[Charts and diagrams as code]

..........

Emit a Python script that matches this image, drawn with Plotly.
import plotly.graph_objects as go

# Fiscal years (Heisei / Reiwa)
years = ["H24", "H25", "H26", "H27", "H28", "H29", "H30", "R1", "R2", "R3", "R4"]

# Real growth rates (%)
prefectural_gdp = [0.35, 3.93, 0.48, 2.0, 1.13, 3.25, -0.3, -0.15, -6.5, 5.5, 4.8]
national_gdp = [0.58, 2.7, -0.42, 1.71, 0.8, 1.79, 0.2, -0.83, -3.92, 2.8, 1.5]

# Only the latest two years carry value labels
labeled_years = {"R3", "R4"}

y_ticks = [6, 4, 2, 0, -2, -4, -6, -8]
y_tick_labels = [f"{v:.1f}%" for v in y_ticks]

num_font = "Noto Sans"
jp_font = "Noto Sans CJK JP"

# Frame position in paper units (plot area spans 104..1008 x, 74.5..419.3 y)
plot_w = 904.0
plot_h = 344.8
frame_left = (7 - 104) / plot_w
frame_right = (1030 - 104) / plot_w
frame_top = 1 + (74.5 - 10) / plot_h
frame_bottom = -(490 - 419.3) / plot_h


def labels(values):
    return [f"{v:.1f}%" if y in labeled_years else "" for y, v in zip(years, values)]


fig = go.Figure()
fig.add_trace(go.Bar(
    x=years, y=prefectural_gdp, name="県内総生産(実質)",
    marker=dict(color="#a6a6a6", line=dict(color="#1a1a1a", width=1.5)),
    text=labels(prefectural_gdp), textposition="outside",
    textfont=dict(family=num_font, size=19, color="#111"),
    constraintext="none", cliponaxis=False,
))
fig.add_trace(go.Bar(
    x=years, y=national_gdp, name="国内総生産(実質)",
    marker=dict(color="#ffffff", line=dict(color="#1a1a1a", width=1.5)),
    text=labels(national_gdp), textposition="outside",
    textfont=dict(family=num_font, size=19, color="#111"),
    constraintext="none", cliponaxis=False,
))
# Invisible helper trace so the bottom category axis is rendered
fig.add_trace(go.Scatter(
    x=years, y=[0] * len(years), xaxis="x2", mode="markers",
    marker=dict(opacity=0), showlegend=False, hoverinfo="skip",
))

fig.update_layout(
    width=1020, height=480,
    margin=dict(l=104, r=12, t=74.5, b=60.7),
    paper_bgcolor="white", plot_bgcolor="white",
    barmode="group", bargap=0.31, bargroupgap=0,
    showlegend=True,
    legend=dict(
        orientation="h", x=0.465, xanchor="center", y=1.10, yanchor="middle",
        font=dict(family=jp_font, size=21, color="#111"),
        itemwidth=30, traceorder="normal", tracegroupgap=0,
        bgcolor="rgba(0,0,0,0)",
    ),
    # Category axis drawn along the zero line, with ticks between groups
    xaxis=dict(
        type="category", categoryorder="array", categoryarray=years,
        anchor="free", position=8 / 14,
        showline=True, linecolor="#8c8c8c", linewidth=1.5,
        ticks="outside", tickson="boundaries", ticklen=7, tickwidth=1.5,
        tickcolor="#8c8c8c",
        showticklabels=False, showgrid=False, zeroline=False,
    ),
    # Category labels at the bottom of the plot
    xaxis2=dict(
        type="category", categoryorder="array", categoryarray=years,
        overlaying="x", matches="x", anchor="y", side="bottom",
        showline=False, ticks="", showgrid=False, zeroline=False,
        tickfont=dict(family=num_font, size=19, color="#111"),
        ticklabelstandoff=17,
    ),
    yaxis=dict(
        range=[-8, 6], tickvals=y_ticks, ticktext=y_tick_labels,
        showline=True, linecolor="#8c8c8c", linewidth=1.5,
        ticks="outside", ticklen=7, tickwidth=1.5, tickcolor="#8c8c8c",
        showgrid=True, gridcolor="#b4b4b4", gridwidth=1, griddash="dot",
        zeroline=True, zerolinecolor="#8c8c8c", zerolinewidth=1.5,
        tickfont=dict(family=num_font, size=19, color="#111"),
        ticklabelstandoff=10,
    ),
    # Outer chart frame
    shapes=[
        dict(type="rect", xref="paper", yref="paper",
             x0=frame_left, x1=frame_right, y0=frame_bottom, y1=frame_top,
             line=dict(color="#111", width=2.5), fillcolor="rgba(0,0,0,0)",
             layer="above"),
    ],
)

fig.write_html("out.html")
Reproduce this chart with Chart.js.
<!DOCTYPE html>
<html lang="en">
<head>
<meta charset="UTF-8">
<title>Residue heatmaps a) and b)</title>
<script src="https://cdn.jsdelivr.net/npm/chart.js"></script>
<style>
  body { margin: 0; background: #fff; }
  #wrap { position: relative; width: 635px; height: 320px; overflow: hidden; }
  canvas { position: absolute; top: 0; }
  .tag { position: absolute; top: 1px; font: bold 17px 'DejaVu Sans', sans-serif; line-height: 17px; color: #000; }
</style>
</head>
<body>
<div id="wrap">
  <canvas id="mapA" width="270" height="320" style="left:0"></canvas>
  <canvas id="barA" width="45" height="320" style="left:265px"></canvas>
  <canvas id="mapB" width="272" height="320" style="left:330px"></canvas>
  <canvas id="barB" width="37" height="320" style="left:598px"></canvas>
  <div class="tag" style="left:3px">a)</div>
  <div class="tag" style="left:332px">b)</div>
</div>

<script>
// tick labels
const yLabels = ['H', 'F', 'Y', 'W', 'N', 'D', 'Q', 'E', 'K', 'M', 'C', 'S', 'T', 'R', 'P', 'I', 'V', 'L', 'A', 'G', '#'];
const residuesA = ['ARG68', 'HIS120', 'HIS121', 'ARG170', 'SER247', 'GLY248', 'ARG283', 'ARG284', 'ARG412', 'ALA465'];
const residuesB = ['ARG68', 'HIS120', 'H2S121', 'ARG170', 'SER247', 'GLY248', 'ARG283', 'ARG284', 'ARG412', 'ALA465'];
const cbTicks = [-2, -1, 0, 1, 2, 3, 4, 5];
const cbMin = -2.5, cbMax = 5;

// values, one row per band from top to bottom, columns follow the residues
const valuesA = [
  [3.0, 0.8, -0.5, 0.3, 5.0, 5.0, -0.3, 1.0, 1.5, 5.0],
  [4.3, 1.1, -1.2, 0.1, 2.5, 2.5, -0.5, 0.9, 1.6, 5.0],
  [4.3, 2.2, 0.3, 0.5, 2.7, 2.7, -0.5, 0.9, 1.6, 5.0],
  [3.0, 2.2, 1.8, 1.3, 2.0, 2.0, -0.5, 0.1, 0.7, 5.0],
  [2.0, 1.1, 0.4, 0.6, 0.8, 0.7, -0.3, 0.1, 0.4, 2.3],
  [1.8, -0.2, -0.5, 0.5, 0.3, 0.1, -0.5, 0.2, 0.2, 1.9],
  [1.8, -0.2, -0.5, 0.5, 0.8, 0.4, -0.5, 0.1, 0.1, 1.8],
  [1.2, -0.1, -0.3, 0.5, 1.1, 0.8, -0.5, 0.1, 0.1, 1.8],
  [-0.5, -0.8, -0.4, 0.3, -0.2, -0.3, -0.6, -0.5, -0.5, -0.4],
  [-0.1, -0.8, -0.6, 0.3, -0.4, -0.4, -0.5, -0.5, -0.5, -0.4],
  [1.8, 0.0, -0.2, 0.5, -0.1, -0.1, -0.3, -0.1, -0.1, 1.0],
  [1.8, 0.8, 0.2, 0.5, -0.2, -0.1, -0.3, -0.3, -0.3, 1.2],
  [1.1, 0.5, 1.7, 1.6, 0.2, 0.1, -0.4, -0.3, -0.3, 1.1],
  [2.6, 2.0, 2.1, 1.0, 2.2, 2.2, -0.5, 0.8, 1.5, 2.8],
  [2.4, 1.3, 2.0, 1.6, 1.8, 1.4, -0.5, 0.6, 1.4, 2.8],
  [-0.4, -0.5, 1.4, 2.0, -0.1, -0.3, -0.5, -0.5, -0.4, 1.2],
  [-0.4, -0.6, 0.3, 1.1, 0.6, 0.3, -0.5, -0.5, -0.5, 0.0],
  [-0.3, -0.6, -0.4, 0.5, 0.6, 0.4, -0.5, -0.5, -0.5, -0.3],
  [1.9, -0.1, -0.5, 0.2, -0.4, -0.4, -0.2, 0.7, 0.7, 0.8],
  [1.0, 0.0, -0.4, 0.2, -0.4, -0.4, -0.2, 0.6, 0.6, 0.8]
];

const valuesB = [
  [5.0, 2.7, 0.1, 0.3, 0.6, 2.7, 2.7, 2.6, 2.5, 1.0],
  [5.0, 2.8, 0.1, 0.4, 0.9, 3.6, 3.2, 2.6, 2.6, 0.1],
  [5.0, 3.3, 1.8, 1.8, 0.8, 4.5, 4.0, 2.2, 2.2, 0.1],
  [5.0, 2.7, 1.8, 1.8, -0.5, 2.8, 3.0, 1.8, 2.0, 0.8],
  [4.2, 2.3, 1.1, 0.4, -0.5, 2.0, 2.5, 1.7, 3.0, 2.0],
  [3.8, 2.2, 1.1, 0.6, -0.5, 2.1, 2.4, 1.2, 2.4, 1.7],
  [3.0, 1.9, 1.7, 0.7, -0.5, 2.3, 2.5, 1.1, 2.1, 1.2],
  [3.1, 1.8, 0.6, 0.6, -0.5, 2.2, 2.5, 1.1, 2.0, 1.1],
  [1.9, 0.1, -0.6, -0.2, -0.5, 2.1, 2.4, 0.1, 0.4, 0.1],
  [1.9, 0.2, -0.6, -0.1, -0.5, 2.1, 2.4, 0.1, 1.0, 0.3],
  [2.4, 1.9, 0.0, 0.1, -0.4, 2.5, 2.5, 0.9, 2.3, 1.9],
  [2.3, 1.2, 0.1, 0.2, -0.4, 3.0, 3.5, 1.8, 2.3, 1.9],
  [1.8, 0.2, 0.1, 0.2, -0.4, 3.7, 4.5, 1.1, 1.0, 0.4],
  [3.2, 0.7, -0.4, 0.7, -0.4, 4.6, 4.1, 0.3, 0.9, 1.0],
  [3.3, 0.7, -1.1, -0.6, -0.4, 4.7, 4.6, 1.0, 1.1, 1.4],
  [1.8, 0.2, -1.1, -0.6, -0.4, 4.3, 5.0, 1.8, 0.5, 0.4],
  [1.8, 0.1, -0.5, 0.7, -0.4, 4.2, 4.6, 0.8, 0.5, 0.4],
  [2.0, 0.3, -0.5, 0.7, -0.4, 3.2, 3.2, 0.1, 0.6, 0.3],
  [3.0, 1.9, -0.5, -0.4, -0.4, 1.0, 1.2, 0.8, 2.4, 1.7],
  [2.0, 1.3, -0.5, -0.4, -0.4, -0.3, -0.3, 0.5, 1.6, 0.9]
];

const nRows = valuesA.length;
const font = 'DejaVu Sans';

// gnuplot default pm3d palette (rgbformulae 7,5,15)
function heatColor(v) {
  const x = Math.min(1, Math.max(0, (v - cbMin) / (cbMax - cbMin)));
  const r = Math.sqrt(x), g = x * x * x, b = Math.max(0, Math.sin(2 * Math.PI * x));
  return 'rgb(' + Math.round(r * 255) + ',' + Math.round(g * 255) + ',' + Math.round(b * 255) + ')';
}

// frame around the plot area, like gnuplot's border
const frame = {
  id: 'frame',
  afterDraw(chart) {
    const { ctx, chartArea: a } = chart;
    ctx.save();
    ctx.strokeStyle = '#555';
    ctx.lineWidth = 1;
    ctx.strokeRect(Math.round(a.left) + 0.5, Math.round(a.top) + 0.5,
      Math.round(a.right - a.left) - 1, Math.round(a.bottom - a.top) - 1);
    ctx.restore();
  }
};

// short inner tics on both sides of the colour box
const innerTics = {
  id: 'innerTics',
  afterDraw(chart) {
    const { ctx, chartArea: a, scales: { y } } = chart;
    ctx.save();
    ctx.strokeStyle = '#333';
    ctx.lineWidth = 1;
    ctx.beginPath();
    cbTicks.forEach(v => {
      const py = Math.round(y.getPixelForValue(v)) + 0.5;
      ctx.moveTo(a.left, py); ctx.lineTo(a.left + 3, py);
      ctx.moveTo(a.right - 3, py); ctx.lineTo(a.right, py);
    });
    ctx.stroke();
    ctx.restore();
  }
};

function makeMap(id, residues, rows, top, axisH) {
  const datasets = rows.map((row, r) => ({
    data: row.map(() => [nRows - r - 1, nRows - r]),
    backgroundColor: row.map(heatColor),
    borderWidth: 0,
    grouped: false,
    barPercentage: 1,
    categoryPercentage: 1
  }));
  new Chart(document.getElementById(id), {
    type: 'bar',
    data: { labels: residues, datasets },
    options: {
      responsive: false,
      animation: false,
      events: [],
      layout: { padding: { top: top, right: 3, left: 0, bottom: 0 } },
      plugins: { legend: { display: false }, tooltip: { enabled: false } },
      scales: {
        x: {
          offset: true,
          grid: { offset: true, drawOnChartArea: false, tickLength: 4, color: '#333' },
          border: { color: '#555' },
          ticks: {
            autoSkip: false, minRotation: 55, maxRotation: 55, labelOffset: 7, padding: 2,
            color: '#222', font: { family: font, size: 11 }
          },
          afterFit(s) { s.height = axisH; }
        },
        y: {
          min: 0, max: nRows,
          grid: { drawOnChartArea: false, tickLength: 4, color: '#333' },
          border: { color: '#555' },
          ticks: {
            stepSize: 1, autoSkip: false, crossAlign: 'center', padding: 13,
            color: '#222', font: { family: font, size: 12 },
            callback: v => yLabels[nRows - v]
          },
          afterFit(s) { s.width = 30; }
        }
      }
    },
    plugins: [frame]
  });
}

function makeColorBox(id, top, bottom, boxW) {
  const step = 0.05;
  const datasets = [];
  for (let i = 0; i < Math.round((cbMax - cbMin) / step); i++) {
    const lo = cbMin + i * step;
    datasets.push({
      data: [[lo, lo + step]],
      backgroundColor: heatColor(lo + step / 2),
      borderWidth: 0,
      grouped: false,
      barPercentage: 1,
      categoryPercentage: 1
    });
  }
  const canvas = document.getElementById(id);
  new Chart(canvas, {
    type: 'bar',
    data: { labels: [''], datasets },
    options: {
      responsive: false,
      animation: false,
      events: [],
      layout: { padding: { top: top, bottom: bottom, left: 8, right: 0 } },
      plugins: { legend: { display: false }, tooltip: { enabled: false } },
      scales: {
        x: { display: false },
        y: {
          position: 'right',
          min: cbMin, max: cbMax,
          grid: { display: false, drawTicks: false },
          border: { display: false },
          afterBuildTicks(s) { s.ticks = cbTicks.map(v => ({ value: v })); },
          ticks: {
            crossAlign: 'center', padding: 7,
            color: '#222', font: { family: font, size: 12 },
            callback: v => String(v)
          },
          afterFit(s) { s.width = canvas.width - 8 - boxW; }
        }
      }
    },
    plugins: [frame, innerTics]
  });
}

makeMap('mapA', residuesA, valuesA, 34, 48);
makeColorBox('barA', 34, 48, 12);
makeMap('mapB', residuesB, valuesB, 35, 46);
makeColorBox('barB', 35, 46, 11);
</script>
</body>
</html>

..........

Up to and including the line with "in zip(years, values)]", repeat the data exactly, starting from its first line; nothing else belongs in the response.

**Task result**
Emit a Python script that matches this image, drawn with Plotly.
import plotly.graph_objects as go

# Fiscal years (Heisei / Reiwa)
years = ["H24", "H25", "H26", "H27", "H28", "H29", "H30", "R1", "R2", "R3", "R4"]

# Real growth rates (%)
prefectural_gdp = [0.35, 3.93, 0.48, 2.0, 1.13, 3.25, -0.3, -0.15, -6.5, 5.5, 4.8]
national_gdp = [0.58, 2.7, -0.42, 1.71, 0.8, 1.79, 0.2, -0.83, -3.92, 2.8, 1.5]

# Only the latest two years carry value labels
labeled_years = {"R3", "R4"}

y_ticks = [6, 4, 2, 0, -2, -4, -6, -8]
y_tick_labels = [f"{v:.1f}%" for v in y_ticks]

num_font = "Noto Sans"
jp_font = "Noto Sans CJK JP"

# Frame position in paper units (plot area spans 104..1008 x, 74.5..419.3 y)
plot_w = 904.0
plot_h = 344.8
frame_left = (7 - 104) / plot_w
frame_right = (1030 - 104) / plot_w
frame_top = 1 + (74.5 - 10) / plot_h
frame_bottom = -(490 - 419.3) / plot_h


def labels(values):
    return [f"{v:.1f}%" if y in labeled_years else "" for y, v in zip(years, values)]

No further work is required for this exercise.